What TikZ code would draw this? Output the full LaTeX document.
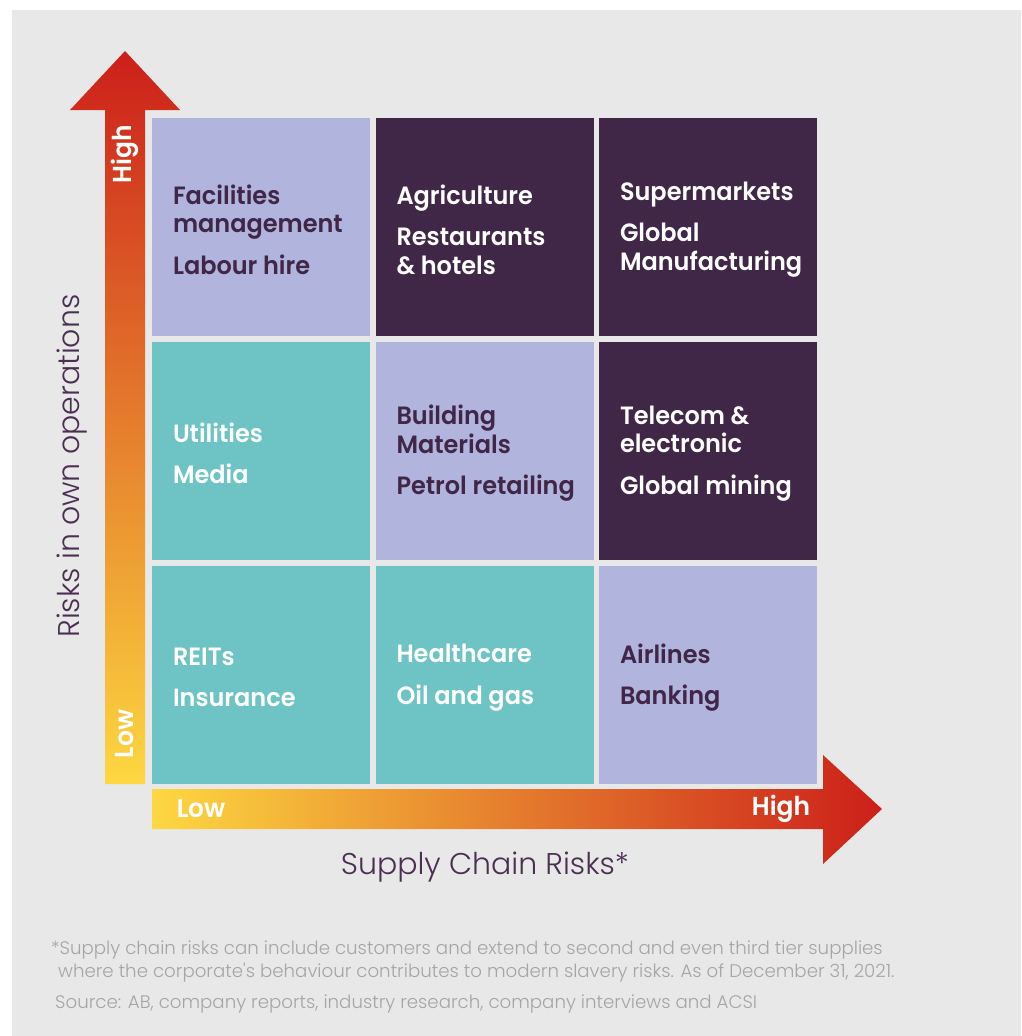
\documentclass[tikz,border=0pt]{standalone}
\usepackage{fontspec}
\setmainfont{Poppins}
\newfontfamily\cellfont{Poppins}[UprightFont=* SemiBold,FakeStretch=0.96]
\newfontfamily\axisfont{Poppins}[UprightFont=* Light]
\newfontfamily\notefont{Poppins}[UprightFont=* Light]
\usetikzlibrary{positioning}
\definecolor{bggray}{HTML}{E8E8E8}
\definecolor{lav}{HTML}{B1B4DC}
\definecolor{plum}{HTML}{412747}
\definecolor{tealc}{HTML}{6EC4C4}
\definecolor{axistext}{HTML}{4B2F52}
\definecolor{notegray}{HTML}{A5A5A5}
\definecolor{ayellow}{HTML}{FDD840}
\definecolor{aorange}{HTML}{E8892B}
\definecolor{ared}{HTML}{CC1F1A}
\tikzset{
  cell/.style={rectangle,inner sep=0pt,minimum width=218pt,minimum height=218pt},
  lbl/.style={anchor=west,align=left,inner sep=0pt,xshift=21pt,yshift=-3pt,
    font=\cellfont\fontsize{25}{28.5}\selectfont},
  arrowlbl/.style={inner sep=0pt,text=white,font=\cellfont\fontsize{26}{30}\selectfont},
  axislbl/.style={inner sep=0pt,text=axistext,font=\axisfont\fontsize{30}{36}\selectfont},
  notelbl/.style={anchor=base west,inner sep=0pt,text=notegray,font=\notefont\fontsize{18.2}{22}\selectfont}
}
\begin{document}
\begin{tikzpicture}[x=1pt,y=-1pt]
  \useasboundingbox[fill=white] (0,0) rectangle (1021,1036);
  \fill[bggray] (12,10) rectangle (1021,1036);

  \shade[top color=ared,middle color=aorange,bottom color=ayellow]
    (105,784) -- (105,110) -- (70,110) -- (125,51) -- (180,110) -- (145,110) -- (145,784) -- cycle;
  \shade[left color=ayellow,middle color=aorange,right color=ared]
    (152,789) -- (823,789) -- (823,755) -- (882,809) -- (823,864) -- (823,829) -- (152,829) -- cycle;

  \node[cell,fill=lav] (c11) at (261,226.5) {};
  \node[cell,fill=plum] (c12) at (484.5,226.5) {};
  \node[cell,fill=plum] (c13) at (708,226.5) {};
  \node[cell,fill=tealc] (c21) at (261,450.5) {};
  \node[cell,fill=lav] (c22) at (484.5,450.5) {};
  \node[cell,fill=plum] (c23) at (708,450.5) {};
  \node[cell,fill=tealc] (c31) at (261,674.5) {};
  \node[cell,fill=tealc] (c32) at (484.5,674.5) {};
  \node[cell,fill=lav] (c33) at (708,674.5) {};

  \node[lbl,text=plum] (t11) at (c11.west) {Facilities\\management\\[13pt]Labour hire};
  \node[lbl,text=white] (t12) at (c12.west) {Agriculture\\[13pt]Restaurants\\\& hotels};
  \node[lbl,text=white] (t13) at (c13.west) {Supermarkets\\[13pt]Global\\Manufacturing};
  \node[lbl,text=white] (t21) at (c21.west) {Utilities\\[13pt]Media};
  \node[lbl,text=plum] (t22) at (c22.west) {Building\\Materials\\[13pt]Petrol retailing};
  \node[lbl,text=white] (t23) at (c23.west) {Telecom \&\\electronic\\[13pt]Global mining};
  \node[lbl,text=white] (t31) at (c31.west) {REITs\\[13pt]Insurance};
  \node[lbl,text=white] (t32) at (c32.west) {Healthcare\\[13pt]Oil and gas};
  \node[lbl,text=plum] (t33) at (c33.west) {Airlines\\[13pt]Banking};

  \node[arrowlbl,rotate=90] (yhigh) at (125,154) {High};
  \node[arrowlbl,rotate=90] (ylow) at (125,734) {Low};
  \node[arrowlbl] (xlow) at (201,809) {Low};
  \node[arrowlbl] (xhigh) at (781,809) {High};

  \node[axislbl,rotate=90] (yaxis) at (72,466) {Risks in own operations};
  \node[axislbl] (xaxis) at (485,867) {Supply Chain Risks*};

  \node[notelbl] (note1) at (51,954) {*Supply chain risks can include customers and extend to second and even third tier supplies};
  \node[notelbl] (note2) at (58,977) {where the corporate's behaviour contributes to modern slavery risks. As of December 31, 2021.};
  \node[notelbl] (note3) at (55,1008) {Source: AB, company reports, industry research, company interviews and ACSI};
\end{tikzpicture}
\end{document}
──────────────────────────────
● **EXERCISE AIM**: Copy out all of the data word for word. Do not carry over any picture.

● **OUTPUT OF THE EXERCISE**:
What TikZ code would draw this? Output the full LaTeX document.
\documentclass[tikz,border=0pt]{standalone}
\usepackage{fontspec}
\setmainfont{Poppins}
\newfontfamily\cellfont{Poppins}[UprightFont=* SemiBold,FakeStretch=0.96]
\newfontfamily\axisfont{Poppins}[UprightFont=* Light]
\newfontfamily\notefont{Poppins}[UprightFont=* Light]
\usetikzlibrary{positioning}
\definecolor{bggray}{HTML}{E8E8E8}
\definecolor{lav}{HTML}{B1B4DC}
\definecolor{plum}{HTML}{412747}
\definecolor{tealc}{HTML}{6EC4C4}
\definecolor{axistext}{HTML}{4B2F52}
\definecolor{notegray}{HTML}{A5A5A5}
\definecolor{ayellow}{HTML}{FDD840}
\definecolor{aorange}{HTML}{E8892B}
\definecolor{ared}{HTML}{CC1F1A}
\tikzset{
  cell/.style={rectangle,inner sep=0pt,minimum width=218pt,minimum height=218pt},
  lbl/.style={anchor=west,align=left,inner sep=0pt,xshift=21pt,yshift=-3pt,
    font=\cellfont\fontsize{25}{28.5}\selectfont},
  arrowlbl/.style={inner sep=0pt,text=white,font=\cellfont\fontsize{26}{30}\selectfont},
  axislbl/.style={inner sep=0pt,text=axistext,font=\axisfont\fontsize{30}{36}\selectfont},
  notelbl/.style={anchor=base west,inner sep=0pt,text=notegray,font=\notefont\fontsize{18.2}{22}\selectfont}
}
\begin{document}
\begin{tikzpicture}[x=1pt,y=-1pt]
  \useasboundingbox[fill=white] (0,0) rectangle (1021,1036);
  \fill[bggray] (12,10) rectangle (1021,1036);

  \shade[top color=ared,middle color=aorange,bottom color=ayellow]
    (105,784) -- (105,110) -- (70,110) -- (125,51) -- (180,110) -- (145,110) -- (145,784) -- cycle;
  \shade[left color=ayellow,middle color=aorange,right color=ared]
    (152,789) -- (823,789) -- (823,755) -- (882,809) -- (823,864) -- (823,829) -- (152,829) -- cycle;

  \node[cell,fill=lav] (c11) at (261,226.5) {};
  \node[cell,fill=plum] (c12) at (484.5,226.5) {};
  \node[cell,fill=plum] (c13) at (708,226.5) {};
  \node[cell,fill=tealc] (c21) at (261,450.5) {};
  \node[cell,fill=lav] (c22) at (484.5,450.5) {};
  \node[cell,fill=plum] (c23) at (708,450.5) {};
  \node[cell,fill=tealc] (c31) at (261,674.5) {};
  \node[cell,fill=tealc] (c32) at (484.5,674.5) {};
  \node[cell,fill=lav] (c33) at (708,674.5) {};

  \node[lbl,text=plum] (t11) at (c11.west) {Facilities\\management\\[13pt]Labour hire};
  \node[lbl,text=white] (t12) at (c12.west) {Agriculture\\[13pt]Restaurants\\\& hotels};
  \node[lbl,text=white] (t13) at (c13.west) {Supermarkets\\[13pt]Global\\Manufacturing};
  \node[lbl,text=white] (t21) at (c21.west) {Utilities\\[13pt]Media};
  \node[lbl,text=plum] (t22) at (c22.west) {Building\\Materials\\[13pt]Petrol retailing};
  \node[lbl,text=white] (t23) at (c23.west) {Telecom \&\\electronic\\[13pt]Global mining};
  \node[lbl,text=white] (t31) at (c31.west) {REITs\\[13pt]Insurance};
  \node[lbl,text=white] (t32) at (c32.west) {Healthcare\\[13pt]Oil and gas};
  \node[lbl,text=plum] (t33) at (c33.west) {Airlines\\[13pt]Banking};

  \node[arrowlbl,rotate=90] (yhigh) at (125,154) {High};
  \node[arrowlbl,rotate=90] (ylow) at (125,734) {Low};
  \node[arrowlbl] (xlow) at (201,809) {Low};
  \node[arrowlbl] (xhigh) at (781,809) {High};

  \node[axislbl,rotate=90] (yaxis) at (72,466) {Risks in own operations};
  \node[axislbl] (xaxis) at (485,867) {Supply Chain Risks*};

  \node[notelbl] (note1) at (51,954) {*Supply chain risks can include customers and extend to second and even third tier supplies};
  \node[notelbl] (note2) at (58,977) {where the corporate's behaviour contributes to modern slavery risks. As of December 31, 2021.};
  \node[notelbl] (note3) at (55,1008) {Source: AB, company reports, industry research, company interviews and ACSI};
\end{tikzpicture}
\end{document}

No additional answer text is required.